The New Kid

All over America, students started school this week. Back to the books.

Being the new kid in school really is a weird experience for me. The last time I was the new kid was ten years ago when I moved to Gozo. Now that I am attending Oakland University, I am suddenly the new kid again. Living in Gozo, or Malta in general, you’re never the new kid in school because everybody kind of already knows each other whatever school you attend.

Therefore, it was kind of awkward for me to make friends again from scratch. I am quite the social person, I can be talkative, maybe too talkative. I am friendly, that’s for sure, but I still found the first few days hard to actual talk to complete strangers. Being the new kid sucks.

The reason why I wanted to dedicate an entire post about this “phenomena”, is because I was really excited to meet new people when I came to Oakland, and I kind of expected that it would happen, almost, immediately. I never realized that sometimes, making friends takes time. I guess I took it for granted that making friends is “easy” because I have been friends with my best friends for years and years now, and we’re constantly making new friends so easily. I guess we attract people to us and they just stay. Sometimes its’s a lot to handle.

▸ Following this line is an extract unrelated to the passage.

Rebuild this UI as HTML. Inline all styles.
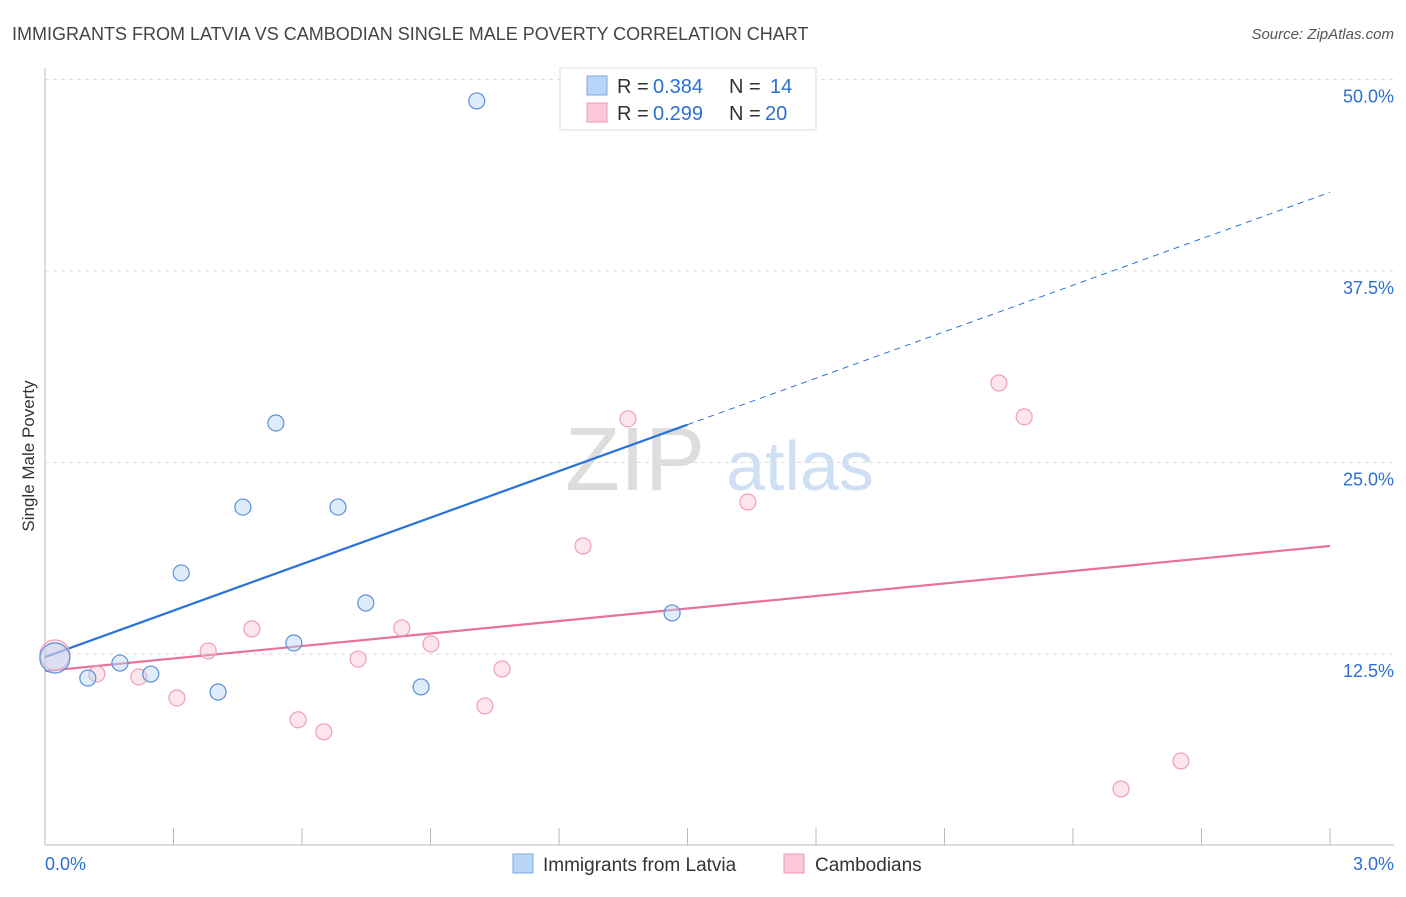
<!DOCTYPE html>
<html><head><meta charset="utf-8"><style>
body{margin:0;background:#fff;font-family:"Liberation Sans",sans-serif}
svg text{font-family:"Liberation Sans",sans-serif}
</style></head><body>
<svg id="c" width="1406" height="892">
<text x="12" y="40" font-size="18" fill="#444">IMMIGRANTS FROM LATVIA VS CAMBODIAN SINGLE MALE POVERTY CORRELATION CHART</text>
<text x="1394" y="39" font-size="15" fill="#555" text-anchor="end" font-style="italic">Source: ZipAtlas.com</text>
<text x="34" y="456" font-size="17" fill="#333" text-anchor="middle" transform="rotate(-90 34 456)">Single Male Poverty</text>
<text x="635" y="490" font-size="90" fill="#ddd" font-family="Liberation Serif" text-anchor="middle">ZIP</text>
<text x="800" y="490" font-size="70" fill="#cfe0f5" text-anchor="middle">atlas</text>
<g id="grid"></g><g id="lines"></g><g id="pts"></g>
<g>
<rect x="560" y="68" width="256" height="62" fill="#fff" stroke="#ddd"/>
<rect x="587" y="76" width="20" height="19" fill="#b8d4f7" stroke="#7aa8e6"/>
<rect x="587" y="103" width="20" height="19" fill="#fac8d6" stroke="#ee9ab3"/>
<text x="617" y="93" font-size="20" fill="#333">R =</text>
<text x="653" y="93" font-size="20" fill="#2c6fd3">0.384</text>
<text x="729" y="93" font-size="20" fill="#333">N =</text>
<text x="770" y="93" font-size="20" fill="#2c6fd3">14</text>
<text x="617" y="120" font-size="20" fill="#333">R =</text>
<text x="653" y="120" font-size="20" fill="#2c6fd3">0.299</text>
<text x="729" y="120" font-size="20" fill="#333">N =</text>
<text x="765" y="120" font-size="20" fill="#2c6fd3">20</text>
</g>
<g>
<rect x="513" y="854" width="20" height="19" fill="#b8d4f7" stroke="#7aa8e6"/>
<text x="543" y="871" font-size="19" fill="#333">Immigrants from Latvia</text>
<rect x="784" y="854" width="20" height="19" fill="#fac8d6" stroke="#ee9ab3"/>
<text x="815" y="871" font-size="19" fill="#333">Cambodians</text>
</g>
<text x="45" y="870" font-size="18" fill="#2c6fd3">0.0%</text>
<text x="1394" y="870" font-size="18" fill="#2c6fd3" text-anchor="end">3.0%</text>
</svg>
<script>
const yTicks=[12.5,25,37.5,50];
const yTickLabels=["12.5%","25.0%","37.5%","50.0%"];
const latviaX=[0.023,0.100,0.175,0.247,0.318,0.404,0.462,0.539,0.581,0.684,0.749,0.878,1.008,1.464];
const latviaY=[12.24,10.93,11.91,11.19,17.79,10.02,22.09,27.58,13.22,22.09,15.83,10.35,48.6,15.18];
const cambX=[0.023,0.121,0.219,0.308,0.381,0.483,0.591,0.651,0.731,0.833,0.901,1.027,1.067,1.256,1.361,1.641,2.227,2.286,2.512,2.652];
const cambY=[12.44,11.19,11.00,9.63,12.70,14.14,8.21,7.42,12.17,14.20,13.16,9.11,11.52,19.55,27.85,22.42,30.19,27.98,3.69,5.52];
const latviaTrend=[12.30,42.64];
const cambTrend=[11.39,19.55];
const NS="http://www.w3.org/2000/svg";
const X=v=>45+v/3*1285, Y=v=>845.5-v/12.5*191.5;
function mk(p,t,a){const e=document.createElementNS(NS,t);for(const k in a)e.setAttribute(k,a[k]);document.getElementById(p).appendChild(e);return e;}
yTicks.forEach((t,i)=>{
 const l=mk('grid','line',{x1:45,x2:1394,y1:Y(t),y2:Y(t),stroke:'#ddd','stroke-dasharray':'4,4'});
 
 
 const tx=mk('grid','text',{x:1394,y:Y(t)+23,'font-size':18,fill:'#2c6fd3','text-anchor':'end'});tx.textContent=yTickLabels[i];
 
 
});
const ax=mk('grid','line',{x1:45,x2:1394,y1:845,y2:845,stroke:'#bbb'});


const ay=mk('grid','line',{x1:45,x2:45,y1:68,y2:845,stroke:'#bbb'});


for(let i=1;i<=10;i++){const t=mk('grid','line',{x1:X(i*0.3),x2:X(i*0.3),y1:828,y2:845,stroke:'#bbb'});
 
 }
const mid=1.5, bm=latviaTrend[0]+(latviaTrend[1]-latviaTrend[0])*mid/3;
let l1=mk('lines','line',{x1:X(0),y1:Y(latviaTrend[0]),x2:X(mid),y2:Y(bm),stroke:'#2a72d8','stroke-width':2.2});


let l2=mk('lines','line',{x1:X(mid),y1:Y(bm),x2:X(3),y2:Y(latviaTrend[1]),stroke:'#2a72d8','stroke-width':1,'stroke-dasharray':'6,5'});


let l3=mk('lines','line',{x1:X(0),y1:Y(cambTrend[0]),x2:X(3),y2:Y(cambTrend[1]),stroke:'#e8729a','stroke-width':2.2});


cambX.forEach((x,i)=>{const c=mk('pts','circle',{cx:X(x),cy:Y(cambY[i]),r:i==0?15:8,fill:'rgba(248,190,208,0.4)',stroke:'#ef9fb8','stroke-width':1.2});
 
 });
latviaX.forEach((x,i)=>{const c=mk('pts','circle',{cx:X(x),cy:Y(latviaY[i]),r:i==0?15:8,fill:'rgba(184,212,247,0.45)',stroke:'#5b8fd8','stroke-width':1.2});
 
 });
</script>
</body></html>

A few days have passed now, and I’m glad that I have made some friends in class as well as from my floor in housing. They’ve been pretty cool so far. I still feel a little nervous. Again, I find this odd but that doesn’t mean there’s something wrong with me. It’s only natural to feel this way. Things take time. What’s important is to always stay true to yourself and if people don’t accept you for that, then they aren’t worth it.

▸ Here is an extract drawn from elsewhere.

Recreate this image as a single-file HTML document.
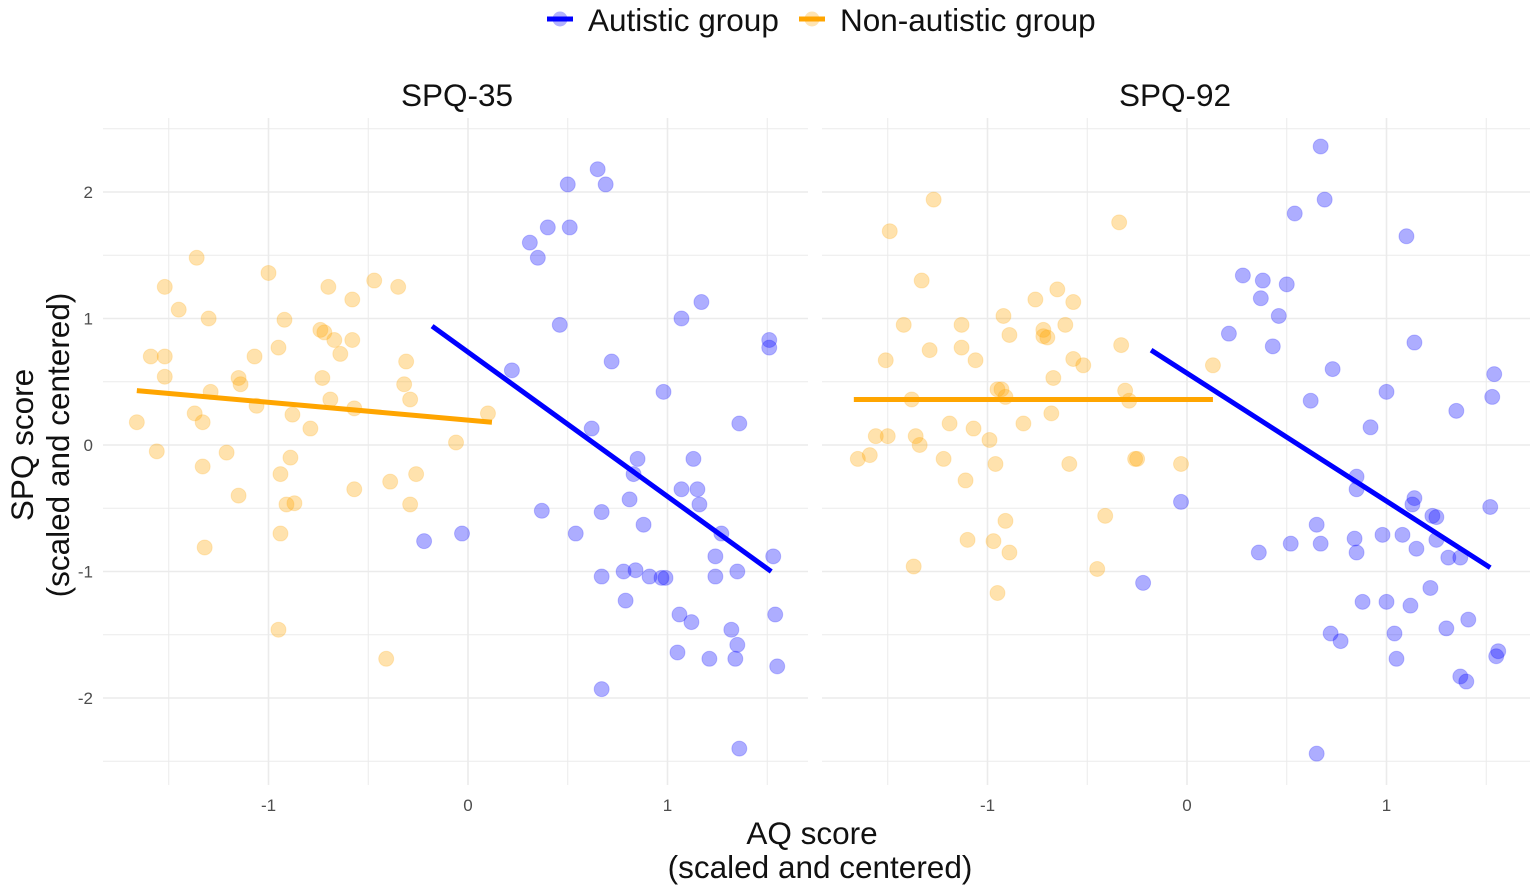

Furthermore, I am settling in at Oakland and am really enjoying my classes. I’m excited to learn again, the proper way. I am missing a few things though; driving myself around town and going out for drinks. Otherwise, I enjoy my own company and I feel relaxed. I’m not busy and I love that because I have been too busy for too long. It’s time to slow down and focus on myself and my writing. I am so excited to get back to that.